Written instruction
From the top of the entries, reproduce each line exactly, stopping after the line that contains "del impacto total". Omit pictures.

Stored rows
▼

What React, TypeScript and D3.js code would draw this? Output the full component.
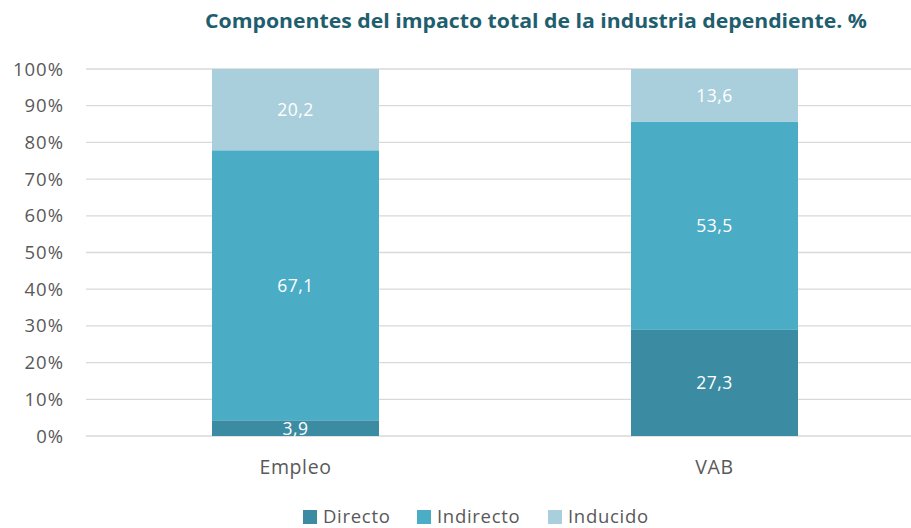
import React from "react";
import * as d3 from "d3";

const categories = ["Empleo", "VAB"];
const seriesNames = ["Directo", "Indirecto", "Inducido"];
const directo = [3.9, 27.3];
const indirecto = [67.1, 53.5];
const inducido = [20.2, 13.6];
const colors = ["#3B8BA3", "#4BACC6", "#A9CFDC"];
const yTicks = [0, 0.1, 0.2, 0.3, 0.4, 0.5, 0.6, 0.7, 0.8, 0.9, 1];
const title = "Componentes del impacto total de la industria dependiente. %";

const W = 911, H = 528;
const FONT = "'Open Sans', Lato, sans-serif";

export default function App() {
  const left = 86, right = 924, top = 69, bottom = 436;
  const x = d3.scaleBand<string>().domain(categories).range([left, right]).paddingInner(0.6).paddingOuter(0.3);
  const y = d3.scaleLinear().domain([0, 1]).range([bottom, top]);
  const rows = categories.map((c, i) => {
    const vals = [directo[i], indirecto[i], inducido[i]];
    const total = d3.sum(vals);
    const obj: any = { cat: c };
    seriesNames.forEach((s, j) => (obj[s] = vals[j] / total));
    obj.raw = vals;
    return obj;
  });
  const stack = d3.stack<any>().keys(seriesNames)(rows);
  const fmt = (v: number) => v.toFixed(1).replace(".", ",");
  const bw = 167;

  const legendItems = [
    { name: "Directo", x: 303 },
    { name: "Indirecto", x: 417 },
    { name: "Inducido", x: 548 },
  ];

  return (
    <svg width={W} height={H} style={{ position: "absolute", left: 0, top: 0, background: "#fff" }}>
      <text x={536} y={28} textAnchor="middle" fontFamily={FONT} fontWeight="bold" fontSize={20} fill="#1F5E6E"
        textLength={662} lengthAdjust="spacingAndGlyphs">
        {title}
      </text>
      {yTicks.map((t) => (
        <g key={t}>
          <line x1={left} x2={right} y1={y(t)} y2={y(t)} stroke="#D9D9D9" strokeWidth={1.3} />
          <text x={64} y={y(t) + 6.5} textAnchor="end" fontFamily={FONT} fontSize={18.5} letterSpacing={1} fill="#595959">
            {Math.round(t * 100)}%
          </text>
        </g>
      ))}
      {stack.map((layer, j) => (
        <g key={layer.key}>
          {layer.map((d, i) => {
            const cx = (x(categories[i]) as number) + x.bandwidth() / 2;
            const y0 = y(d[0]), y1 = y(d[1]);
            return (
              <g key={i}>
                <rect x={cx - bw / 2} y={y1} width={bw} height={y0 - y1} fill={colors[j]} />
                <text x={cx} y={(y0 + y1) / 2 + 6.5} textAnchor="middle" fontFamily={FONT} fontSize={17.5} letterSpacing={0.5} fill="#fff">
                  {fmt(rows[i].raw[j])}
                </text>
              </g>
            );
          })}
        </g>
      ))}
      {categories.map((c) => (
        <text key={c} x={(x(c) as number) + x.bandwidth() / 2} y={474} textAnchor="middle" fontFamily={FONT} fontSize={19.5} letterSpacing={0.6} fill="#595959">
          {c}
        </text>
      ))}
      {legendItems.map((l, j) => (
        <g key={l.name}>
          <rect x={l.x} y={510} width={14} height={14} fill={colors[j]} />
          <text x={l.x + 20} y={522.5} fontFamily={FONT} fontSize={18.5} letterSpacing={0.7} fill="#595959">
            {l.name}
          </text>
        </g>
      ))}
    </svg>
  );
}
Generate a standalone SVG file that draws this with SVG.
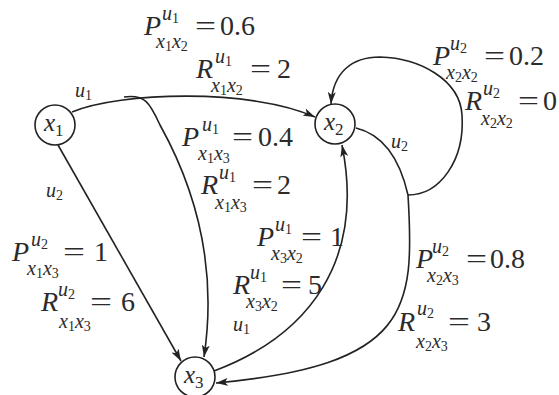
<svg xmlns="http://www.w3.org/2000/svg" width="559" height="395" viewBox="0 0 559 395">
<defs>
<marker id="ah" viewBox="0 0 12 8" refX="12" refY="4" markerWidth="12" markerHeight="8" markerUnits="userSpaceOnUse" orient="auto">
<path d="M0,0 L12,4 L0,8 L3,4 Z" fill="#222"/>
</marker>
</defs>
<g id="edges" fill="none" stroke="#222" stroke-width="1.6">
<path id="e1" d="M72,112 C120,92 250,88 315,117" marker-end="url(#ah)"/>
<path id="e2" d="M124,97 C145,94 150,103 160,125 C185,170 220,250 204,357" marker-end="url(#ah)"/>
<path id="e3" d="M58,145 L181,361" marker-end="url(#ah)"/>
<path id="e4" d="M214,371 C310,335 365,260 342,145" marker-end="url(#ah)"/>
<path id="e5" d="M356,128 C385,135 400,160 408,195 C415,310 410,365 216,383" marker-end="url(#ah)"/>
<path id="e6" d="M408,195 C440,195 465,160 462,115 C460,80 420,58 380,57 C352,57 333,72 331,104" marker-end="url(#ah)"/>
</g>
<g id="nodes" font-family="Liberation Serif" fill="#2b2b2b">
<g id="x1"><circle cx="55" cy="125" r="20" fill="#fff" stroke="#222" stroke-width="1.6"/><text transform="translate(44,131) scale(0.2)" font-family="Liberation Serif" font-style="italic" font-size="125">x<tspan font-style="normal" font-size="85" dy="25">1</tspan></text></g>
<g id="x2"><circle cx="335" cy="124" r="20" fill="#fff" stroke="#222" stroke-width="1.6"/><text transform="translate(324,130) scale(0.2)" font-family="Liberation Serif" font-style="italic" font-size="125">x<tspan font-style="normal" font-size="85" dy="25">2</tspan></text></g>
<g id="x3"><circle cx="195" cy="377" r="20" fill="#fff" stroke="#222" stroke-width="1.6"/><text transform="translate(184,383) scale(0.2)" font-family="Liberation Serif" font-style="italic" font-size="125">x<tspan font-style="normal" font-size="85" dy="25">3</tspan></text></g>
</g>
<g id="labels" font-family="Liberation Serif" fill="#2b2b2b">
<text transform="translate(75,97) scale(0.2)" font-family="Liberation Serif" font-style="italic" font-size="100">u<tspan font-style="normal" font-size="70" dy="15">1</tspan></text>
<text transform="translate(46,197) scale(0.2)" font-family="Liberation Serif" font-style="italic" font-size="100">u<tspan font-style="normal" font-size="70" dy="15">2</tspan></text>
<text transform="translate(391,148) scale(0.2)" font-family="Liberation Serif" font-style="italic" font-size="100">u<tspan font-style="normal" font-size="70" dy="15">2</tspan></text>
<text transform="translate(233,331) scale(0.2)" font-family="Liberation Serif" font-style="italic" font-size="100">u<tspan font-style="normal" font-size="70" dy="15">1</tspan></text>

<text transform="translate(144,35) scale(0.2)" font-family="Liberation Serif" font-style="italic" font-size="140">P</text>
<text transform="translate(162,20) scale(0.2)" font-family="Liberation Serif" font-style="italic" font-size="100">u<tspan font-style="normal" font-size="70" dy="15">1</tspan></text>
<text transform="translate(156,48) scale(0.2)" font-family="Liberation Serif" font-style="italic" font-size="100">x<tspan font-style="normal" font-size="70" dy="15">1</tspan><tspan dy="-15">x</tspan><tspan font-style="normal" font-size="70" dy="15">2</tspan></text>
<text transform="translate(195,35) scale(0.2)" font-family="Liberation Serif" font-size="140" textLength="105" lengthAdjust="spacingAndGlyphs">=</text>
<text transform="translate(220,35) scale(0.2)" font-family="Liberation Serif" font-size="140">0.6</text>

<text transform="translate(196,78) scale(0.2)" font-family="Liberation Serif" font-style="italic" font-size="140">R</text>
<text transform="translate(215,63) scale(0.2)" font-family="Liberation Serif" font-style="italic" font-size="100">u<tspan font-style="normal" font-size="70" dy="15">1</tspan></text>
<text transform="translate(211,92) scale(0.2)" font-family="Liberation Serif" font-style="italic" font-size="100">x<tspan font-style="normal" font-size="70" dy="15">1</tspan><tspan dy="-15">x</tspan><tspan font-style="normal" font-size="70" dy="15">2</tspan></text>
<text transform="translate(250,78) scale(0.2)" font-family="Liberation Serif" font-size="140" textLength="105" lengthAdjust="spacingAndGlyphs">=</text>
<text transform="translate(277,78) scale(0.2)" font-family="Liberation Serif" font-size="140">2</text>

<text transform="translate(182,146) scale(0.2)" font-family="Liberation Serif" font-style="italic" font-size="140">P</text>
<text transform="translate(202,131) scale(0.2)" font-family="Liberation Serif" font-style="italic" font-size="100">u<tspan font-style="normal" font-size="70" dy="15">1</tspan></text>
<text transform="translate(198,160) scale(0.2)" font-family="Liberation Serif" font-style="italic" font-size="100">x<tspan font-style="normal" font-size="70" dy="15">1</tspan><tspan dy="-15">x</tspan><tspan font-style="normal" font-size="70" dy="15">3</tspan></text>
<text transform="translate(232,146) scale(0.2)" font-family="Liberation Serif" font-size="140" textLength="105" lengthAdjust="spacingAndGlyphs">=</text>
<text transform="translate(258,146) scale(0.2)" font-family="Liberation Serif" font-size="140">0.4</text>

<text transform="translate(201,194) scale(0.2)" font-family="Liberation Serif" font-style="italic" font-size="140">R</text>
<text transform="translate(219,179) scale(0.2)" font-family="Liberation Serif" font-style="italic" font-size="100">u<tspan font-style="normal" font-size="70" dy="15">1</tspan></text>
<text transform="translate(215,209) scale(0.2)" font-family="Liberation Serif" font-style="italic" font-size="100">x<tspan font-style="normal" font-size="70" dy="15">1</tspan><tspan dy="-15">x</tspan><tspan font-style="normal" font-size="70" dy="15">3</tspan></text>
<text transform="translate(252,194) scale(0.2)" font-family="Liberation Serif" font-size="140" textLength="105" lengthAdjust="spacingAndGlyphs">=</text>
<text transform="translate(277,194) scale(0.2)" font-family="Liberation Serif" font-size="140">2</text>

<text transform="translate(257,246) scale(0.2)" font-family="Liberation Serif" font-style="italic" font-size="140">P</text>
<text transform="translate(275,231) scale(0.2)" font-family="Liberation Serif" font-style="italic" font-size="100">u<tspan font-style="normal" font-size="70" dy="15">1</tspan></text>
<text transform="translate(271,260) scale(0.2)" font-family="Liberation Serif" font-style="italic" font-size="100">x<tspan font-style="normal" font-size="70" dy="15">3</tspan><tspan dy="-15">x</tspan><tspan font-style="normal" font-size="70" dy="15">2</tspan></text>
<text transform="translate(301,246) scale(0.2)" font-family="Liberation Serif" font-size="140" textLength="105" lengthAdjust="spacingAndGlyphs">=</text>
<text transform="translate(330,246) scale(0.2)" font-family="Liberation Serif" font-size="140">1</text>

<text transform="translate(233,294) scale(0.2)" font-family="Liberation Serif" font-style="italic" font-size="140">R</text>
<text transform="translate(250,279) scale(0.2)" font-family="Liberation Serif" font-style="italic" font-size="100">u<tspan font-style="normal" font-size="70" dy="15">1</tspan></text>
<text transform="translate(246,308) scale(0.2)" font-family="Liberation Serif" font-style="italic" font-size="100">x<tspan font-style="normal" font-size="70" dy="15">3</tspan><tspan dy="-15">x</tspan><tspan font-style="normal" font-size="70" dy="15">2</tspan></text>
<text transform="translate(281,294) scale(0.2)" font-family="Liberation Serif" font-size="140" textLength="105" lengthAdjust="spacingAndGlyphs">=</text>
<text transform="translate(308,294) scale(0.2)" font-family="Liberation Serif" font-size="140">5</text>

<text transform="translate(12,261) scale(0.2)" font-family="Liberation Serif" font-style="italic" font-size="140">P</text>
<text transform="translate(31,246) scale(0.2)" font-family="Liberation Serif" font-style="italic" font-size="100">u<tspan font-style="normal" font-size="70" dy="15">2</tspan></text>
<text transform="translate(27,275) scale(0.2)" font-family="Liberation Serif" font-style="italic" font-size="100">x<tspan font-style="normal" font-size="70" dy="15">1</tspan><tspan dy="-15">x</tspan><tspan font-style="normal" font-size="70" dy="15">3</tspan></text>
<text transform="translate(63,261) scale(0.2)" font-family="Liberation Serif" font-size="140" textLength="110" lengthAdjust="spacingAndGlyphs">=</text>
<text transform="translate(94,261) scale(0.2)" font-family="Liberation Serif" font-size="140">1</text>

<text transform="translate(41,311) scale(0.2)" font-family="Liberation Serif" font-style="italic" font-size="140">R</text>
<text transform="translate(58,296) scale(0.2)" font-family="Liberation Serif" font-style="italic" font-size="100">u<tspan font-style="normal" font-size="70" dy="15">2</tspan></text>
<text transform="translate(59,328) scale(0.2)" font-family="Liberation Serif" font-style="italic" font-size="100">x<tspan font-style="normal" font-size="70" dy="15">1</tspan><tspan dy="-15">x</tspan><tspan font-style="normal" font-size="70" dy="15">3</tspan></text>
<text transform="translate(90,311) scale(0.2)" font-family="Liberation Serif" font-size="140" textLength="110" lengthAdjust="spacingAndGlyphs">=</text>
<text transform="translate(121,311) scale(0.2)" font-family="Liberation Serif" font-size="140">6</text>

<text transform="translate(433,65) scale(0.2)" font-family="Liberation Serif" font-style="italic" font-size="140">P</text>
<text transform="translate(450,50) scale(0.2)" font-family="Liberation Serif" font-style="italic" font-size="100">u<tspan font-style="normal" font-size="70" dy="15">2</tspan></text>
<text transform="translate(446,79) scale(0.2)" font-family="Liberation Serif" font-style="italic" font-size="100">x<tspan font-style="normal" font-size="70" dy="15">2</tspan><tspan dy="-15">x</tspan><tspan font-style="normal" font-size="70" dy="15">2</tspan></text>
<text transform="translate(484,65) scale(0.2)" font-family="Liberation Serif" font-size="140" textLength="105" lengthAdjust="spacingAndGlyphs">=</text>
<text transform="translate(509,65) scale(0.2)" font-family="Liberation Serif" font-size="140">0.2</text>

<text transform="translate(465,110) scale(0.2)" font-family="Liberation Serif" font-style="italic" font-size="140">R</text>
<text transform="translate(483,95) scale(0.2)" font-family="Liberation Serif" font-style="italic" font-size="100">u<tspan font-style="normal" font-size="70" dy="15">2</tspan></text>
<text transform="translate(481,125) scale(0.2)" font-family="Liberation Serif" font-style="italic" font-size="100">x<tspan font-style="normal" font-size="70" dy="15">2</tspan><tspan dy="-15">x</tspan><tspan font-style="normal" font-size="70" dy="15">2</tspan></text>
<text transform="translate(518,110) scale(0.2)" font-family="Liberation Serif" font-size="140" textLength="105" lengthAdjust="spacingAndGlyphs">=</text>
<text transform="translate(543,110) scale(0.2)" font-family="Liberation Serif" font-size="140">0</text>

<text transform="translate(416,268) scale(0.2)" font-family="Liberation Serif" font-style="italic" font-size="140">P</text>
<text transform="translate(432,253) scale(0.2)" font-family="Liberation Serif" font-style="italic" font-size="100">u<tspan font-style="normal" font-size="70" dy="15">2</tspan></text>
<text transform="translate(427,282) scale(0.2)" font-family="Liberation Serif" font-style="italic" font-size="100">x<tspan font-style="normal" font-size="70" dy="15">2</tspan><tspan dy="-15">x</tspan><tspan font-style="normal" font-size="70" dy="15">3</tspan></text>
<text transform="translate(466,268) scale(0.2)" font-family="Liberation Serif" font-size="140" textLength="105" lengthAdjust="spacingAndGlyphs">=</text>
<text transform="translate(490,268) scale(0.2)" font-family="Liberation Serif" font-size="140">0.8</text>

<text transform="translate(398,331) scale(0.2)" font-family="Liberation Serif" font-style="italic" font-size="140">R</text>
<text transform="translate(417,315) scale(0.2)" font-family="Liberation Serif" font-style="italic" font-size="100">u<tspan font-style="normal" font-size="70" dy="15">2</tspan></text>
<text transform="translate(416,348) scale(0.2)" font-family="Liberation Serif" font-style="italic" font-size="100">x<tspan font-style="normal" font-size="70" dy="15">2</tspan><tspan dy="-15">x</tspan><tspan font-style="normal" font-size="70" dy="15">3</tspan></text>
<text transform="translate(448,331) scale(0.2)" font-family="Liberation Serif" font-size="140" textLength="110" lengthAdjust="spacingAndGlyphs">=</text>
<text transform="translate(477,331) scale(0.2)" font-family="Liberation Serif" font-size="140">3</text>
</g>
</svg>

▲

Exercise output
What React, TypeScript and D3.js code would draw this? Output the full component.
import React from "react";
import * as d3 from "d3";

const categories = ["Empleo", "VAB"];
const seriesNames = ["Directo", "Indirecto", "Inducido"];
const directo = [3.9, 27.3];
const indirecto = [67.1, 53.5];
const inducido = [20.2, 13.6];
const colors = ["#3B8BA3", "#4BACC6", "#A9CFDC"];
const yTicks = [0, 0.1, 0.2, 0.3, 0.4, 0.5, 0.6, 0.7, 0.8, 0.9, 1];
const title = "Componentes del impacto total de la industria dependiente. %";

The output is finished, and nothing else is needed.